■ TASK DESCRIPTION: Retype everything in the listing, leaving each line exactly as it is.

■ SUPPLIED MATERIAL:

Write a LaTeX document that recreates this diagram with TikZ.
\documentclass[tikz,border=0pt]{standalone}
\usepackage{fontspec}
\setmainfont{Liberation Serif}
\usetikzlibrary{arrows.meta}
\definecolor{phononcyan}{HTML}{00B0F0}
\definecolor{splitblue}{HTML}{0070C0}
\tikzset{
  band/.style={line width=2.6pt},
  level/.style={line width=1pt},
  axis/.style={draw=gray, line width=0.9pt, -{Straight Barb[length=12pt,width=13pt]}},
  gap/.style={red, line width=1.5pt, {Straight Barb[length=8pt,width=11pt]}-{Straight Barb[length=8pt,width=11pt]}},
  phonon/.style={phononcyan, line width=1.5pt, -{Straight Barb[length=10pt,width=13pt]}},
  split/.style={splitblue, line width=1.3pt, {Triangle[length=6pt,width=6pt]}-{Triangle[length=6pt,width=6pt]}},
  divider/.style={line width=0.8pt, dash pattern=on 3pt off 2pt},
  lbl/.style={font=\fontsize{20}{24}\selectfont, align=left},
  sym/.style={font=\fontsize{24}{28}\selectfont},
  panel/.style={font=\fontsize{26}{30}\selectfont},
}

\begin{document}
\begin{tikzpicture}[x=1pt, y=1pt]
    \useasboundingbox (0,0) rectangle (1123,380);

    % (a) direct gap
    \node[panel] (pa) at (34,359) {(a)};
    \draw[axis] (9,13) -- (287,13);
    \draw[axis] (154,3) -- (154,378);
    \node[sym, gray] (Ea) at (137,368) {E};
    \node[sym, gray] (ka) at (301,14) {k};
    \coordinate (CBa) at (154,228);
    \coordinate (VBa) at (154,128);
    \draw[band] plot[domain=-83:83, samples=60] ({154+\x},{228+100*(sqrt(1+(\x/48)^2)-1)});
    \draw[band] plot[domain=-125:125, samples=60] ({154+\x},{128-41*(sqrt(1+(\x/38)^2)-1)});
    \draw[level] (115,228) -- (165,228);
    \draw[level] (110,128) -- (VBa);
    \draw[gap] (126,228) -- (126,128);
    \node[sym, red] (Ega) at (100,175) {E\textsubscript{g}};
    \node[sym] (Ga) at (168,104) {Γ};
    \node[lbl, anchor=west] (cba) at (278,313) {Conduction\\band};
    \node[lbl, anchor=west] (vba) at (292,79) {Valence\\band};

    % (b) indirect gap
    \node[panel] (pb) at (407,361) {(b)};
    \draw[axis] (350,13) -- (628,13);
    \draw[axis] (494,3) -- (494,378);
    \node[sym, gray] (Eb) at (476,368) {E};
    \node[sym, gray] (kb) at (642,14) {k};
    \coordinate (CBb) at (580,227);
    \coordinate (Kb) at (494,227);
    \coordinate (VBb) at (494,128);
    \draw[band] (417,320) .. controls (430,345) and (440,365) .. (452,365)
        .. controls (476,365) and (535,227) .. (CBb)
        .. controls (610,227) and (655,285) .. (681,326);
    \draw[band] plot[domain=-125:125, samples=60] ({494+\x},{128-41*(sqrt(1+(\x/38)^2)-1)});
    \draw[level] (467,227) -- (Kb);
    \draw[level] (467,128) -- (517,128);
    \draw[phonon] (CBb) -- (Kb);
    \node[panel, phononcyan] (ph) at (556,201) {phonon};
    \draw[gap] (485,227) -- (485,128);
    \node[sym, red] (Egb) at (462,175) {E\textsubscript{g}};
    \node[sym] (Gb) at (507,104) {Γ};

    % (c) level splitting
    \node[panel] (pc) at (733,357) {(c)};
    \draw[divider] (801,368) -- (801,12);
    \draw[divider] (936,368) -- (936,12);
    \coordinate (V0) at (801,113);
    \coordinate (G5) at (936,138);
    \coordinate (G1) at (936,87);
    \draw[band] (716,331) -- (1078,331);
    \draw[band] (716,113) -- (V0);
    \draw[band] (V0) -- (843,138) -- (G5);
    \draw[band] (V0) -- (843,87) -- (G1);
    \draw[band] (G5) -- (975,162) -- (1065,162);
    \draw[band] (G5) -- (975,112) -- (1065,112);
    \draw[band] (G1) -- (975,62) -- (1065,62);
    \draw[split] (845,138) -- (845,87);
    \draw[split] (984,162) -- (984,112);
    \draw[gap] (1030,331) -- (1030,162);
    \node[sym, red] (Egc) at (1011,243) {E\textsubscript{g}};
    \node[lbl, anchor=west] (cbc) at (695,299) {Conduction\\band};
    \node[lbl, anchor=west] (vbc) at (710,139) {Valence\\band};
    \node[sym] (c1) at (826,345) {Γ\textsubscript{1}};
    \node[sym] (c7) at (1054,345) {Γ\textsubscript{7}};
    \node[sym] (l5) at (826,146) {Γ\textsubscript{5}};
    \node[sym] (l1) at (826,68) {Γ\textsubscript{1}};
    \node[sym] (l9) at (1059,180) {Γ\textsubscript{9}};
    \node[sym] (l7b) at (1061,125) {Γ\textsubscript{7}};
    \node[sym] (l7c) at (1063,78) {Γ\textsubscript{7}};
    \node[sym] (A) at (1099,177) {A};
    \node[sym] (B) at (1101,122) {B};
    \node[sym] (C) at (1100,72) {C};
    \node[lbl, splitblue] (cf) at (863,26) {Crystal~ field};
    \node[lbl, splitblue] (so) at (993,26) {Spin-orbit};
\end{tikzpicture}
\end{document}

■ COMPLETED EXERCISE:
Write a LaTeX document that recreates this diagram with TikZ.
\documentclass[tikz,border=0pt]{standalone}
\usepackage{fontspec}
\setmainfont{Liberation Serif}
\usetikzlibrary{arrows.meta}
\definecolor{phononcyan}{HTML}{00B0F0}
\definecolor{splitblue}{HTML}{0070C0}
\tikzset{
  band/.style={line width=2.6pt},
  level/.style={line width=1pt},
  axis/.style={draw=gray, line width=0.9pt, -{Straight Barb[length=12pt,width=13pt]}},
  gap/.style={red, line width=1.5pt, {Straight Barb[length=8pt,width=11pt]}-{Straight Barb[length=8pt,width=11pt]}},
  phonon/.style={phononcyan, line width=1.5pt, -{Straight Barb[length=10pt,width=13pt]}},
  split/.style={splitblue, line width=1.3pt, {Triangle[length=6pt,width=6pt]}-{Triangle[length=6pt,width=6pt]}},
  divider/.style={line width=0.8pt, dash pattern=on 3pt off 2pt},
  lbl/.style={font=\fontsize{20}{24}\selectfont, align=left},
  sym/.style={font=\fontsize{24}{28}\selectfont},
  panel/.style={font=\fontsize{26}{30}\selectfont},
}

\begin{document}
\begin{tikzpicture}[x=1pt, y=1pt]
    \useasboundingbox (0,0) rectangle (1123,380);

    % (a) direct gap
    \node[panel] (pa) at (34,359) {(a)};
    \draw[axis] (9,13) -- (287,13);
    \draw[axis] (154,3) -- (154,378);
    \node[sym, gray] (Ea) at (137,368) {E};
    \node[sym, gray] (ka) at (301,14) {k};
    \coordinate (CBa) at (154,228);
    \coordinate (VBa) at (154,128);
    \draw[band] plot[domain=-83:83, samples=60] ({154+\x},{228+100*(sqrt(1+(\x/48)^2)-1)});
    \draw[band] plot[domain=-125:125, samples=60] ({154+\x},{128-41*(sqrt(1+(\x/38)^2)-1)});
    \draw[level] (115,228) -- (165,228);
    \draw[level] (110,128) -- (VBa);
    \draw[gap] (126,228) -- (126,128);
    \node[sym, red] (Ega) at (100,175) {E\textsubscript{g}};
    \node[sym] (Ga) at (168,104) {Γ};
    \node[lbl, anchor=west] (cba) at (278,313) {Conduction\\band};
    \node[lbl, anchor=west] (vba) at (292,79) {Valence\\band};

    % (b) indirect gap
    \node[panel] (pb) at (407,361) {(b)};
    \draw[axis] (350,13) -- (628,13);
    \draw[axis] (494,3) -- (494,378);
    \node[sym, gray] (Eb) at (476,368) {E};
    \node[sym, gray] (kb) at (642,14) {k};
    \coordinate (CBb) at (580,227);
    \coordinate (Kb) at (494,227);
    \coordinate (VBb) at (494,128);
    \draw[band] (417,320) .. controls (430,345) and (440,365) .. (452,365)
        .. controls (476,365) and (535,227) .. (CBb)
        .. controls (610,227) and (655,285) .. (681,326);
    \draw[band] plot[domain=-125:125, samples=60] ({494+\x},{128-41*(sqrt(1+(\x/38)^2)-1)});
    \draw[level] (467,227) -- (Kb);
    \draw[level] (467,128) -- (517,128);
    \draw[phonon] (CBb) -- (Kb);
    \node[panel, phononcyan] (ph) at (556,201) {phonon};
    \draw[gap] (485,227) -- (485,128);
    \node[sym, red] (Egb) at (462,175) {E\textsubscript{g}};
    \node[sym] (Gb) at (507,104) {Γ};

    % (c) level splitting
    \node[panel] (pc) at (733,357) {(c)};
    \draw[divider] (801,368) -- (801,12);
    \draw[divider] (936,368) -- (936,12);
    \coordinate (V0) at (801,113);
    \coordinate (G5) at (936,138);
    \coordinate (G1) at (936,87);
    \draw[band] (716,331) -- (1078,331);
    \draw[band] (716,113) -- (V0);
    \draw[band] (V0) -- (843,138) -- (G5);
    \draw[band] (V0) -- (843,87) -- (G1);
    \draw[band] (G5) -- (975,162) -- (1065,162);
    \draw[band] (G5) -- (975,112) -- (1065,112);
    \draw[band] (G1) -- (975,62) -- (1065,62);
    \draw[split] (845,138) -- (845,87);
    \draw[split] (984,162) -- (984,112);
    \draw[gap] (1030,331) -- (1030,162);
    \node[sym, red] (Egc) at (1011,243) {E\textsubscript{g}};
    \node[lbl, anchor=west] (cbc) at (695,299) {Conduction\\band};
    \node[lbl, anchor=west] (vbc) at (710,139) {Valence\\band};
    \node[sym] (c1) at (826,345) {Γ\textsubscript{1}};
    \node[sym] (c7) at (1054,345) {Γ\textsubscript{7}};
    \node[sym] (l5) at (826,146) {Γ\textsubscript{5}};
    \node[sym] (l1) at (826,68) {Γ\textsubscript{1}};
    \node[sym] (l9) at (1059,180) {Γ\textsubscript{9}};
    \node[sym] (l7b) at (1061,125) {Γ\textsubscript{7}};
    \node[sym] (l7c) at (1063,78) {Γ\textsubscript{7}};
    \node[sym] (A) at (1099,177) {A};
    \node[sym] (B) at (1101,122) {B};
    \node[sym] (C) at (1100,72) {C};
    \node[lbl, splitblue] (cf) at (863,26) {Crystal~ field};
    \node[lbl, splitblue] (so) at (993,26) {Spin-orbit};
\end{tikzpicture}
\end{document}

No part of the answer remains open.